**Exercise**:
Only the lines from the one containing "Reproduce this chart with matplotlib." down to the one containing "ax = fig.add_axes([0, 0, 1, 1])" should be printed, exactly as they stand, ends included.

Records with drawing code

☆ ☆ ☆

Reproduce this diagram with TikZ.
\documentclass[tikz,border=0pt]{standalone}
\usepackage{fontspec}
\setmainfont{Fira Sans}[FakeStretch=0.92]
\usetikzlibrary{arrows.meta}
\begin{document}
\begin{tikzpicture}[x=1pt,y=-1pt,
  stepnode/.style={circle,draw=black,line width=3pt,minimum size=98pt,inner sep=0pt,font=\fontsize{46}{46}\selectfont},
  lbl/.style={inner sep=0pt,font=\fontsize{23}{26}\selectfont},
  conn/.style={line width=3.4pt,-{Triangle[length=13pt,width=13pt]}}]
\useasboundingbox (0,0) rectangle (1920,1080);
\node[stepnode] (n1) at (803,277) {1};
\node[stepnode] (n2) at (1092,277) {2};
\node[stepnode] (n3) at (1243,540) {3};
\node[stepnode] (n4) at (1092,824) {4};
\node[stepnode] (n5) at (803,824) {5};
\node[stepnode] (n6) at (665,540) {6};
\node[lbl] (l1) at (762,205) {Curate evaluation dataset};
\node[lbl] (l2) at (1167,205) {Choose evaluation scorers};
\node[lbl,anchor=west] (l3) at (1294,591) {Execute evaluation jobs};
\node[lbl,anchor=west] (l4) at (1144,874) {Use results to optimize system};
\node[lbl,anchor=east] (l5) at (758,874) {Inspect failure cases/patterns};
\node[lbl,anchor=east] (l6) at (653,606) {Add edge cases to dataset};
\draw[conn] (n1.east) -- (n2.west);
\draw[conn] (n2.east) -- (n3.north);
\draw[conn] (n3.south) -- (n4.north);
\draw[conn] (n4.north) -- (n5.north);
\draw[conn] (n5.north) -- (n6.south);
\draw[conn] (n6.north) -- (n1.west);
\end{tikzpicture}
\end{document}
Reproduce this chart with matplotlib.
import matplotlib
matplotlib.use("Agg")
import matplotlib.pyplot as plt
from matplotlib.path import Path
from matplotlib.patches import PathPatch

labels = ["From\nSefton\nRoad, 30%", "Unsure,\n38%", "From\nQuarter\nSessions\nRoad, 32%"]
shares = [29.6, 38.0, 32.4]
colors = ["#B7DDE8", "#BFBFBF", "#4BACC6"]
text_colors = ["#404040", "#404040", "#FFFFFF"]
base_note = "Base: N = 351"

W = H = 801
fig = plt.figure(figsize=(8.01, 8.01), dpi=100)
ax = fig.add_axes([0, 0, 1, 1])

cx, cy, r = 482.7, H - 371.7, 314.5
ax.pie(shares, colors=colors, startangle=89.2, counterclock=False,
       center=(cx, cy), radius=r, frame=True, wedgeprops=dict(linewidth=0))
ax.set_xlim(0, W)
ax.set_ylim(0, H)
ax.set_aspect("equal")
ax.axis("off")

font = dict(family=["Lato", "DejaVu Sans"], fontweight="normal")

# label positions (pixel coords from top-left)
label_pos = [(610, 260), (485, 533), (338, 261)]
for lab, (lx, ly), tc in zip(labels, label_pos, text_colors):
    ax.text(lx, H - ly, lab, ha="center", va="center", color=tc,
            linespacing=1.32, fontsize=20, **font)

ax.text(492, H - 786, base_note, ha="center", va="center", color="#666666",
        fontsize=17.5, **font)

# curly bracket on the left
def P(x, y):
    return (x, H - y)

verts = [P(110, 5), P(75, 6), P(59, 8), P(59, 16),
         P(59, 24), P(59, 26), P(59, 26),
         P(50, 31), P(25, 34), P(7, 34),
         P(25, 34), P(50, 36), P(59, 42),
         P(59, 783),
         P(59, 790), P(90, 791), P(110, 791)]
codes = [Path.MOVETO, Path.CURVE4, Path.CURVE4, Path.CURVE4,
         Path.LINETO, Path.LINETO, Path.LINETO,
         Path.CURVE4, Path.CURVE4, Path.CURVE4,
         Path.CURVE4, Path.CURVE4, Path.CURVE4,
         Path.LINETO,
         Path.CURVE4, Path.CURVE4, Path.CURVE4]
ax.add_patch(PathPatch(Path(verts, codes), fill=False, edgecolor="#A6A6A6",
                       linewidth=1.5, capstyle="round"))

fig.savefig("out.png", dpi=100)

☆ ☆ ☆

**Answer to the problem**:
Reproduce this chart with matplotlib.
import matplotlib
matplotlib.use("Agg")
import matplotlib.pyplot as plt
from matplotlib.path import Path
from matplotlib.patches import PathPatch

labels = ["From\nSefton\nRoad, 30%", "Unsure,\n38%", "From\nQuarter\nSessions\nRoad, 32%"]
shares = [29.6, 38.0, 32.4]
colors = ["#B7DDE8", "#BFBFBF", "#4BACC6"]
text_colors = ["#404040", "#404040", "#FFFFFF"]
base_note = "Base: N = 351"

W = H = 801
fig = plt.figure(figsize=(8.01, 8.01), dpi=100)
ax = fig.add_axes([0, 0, 1, 1])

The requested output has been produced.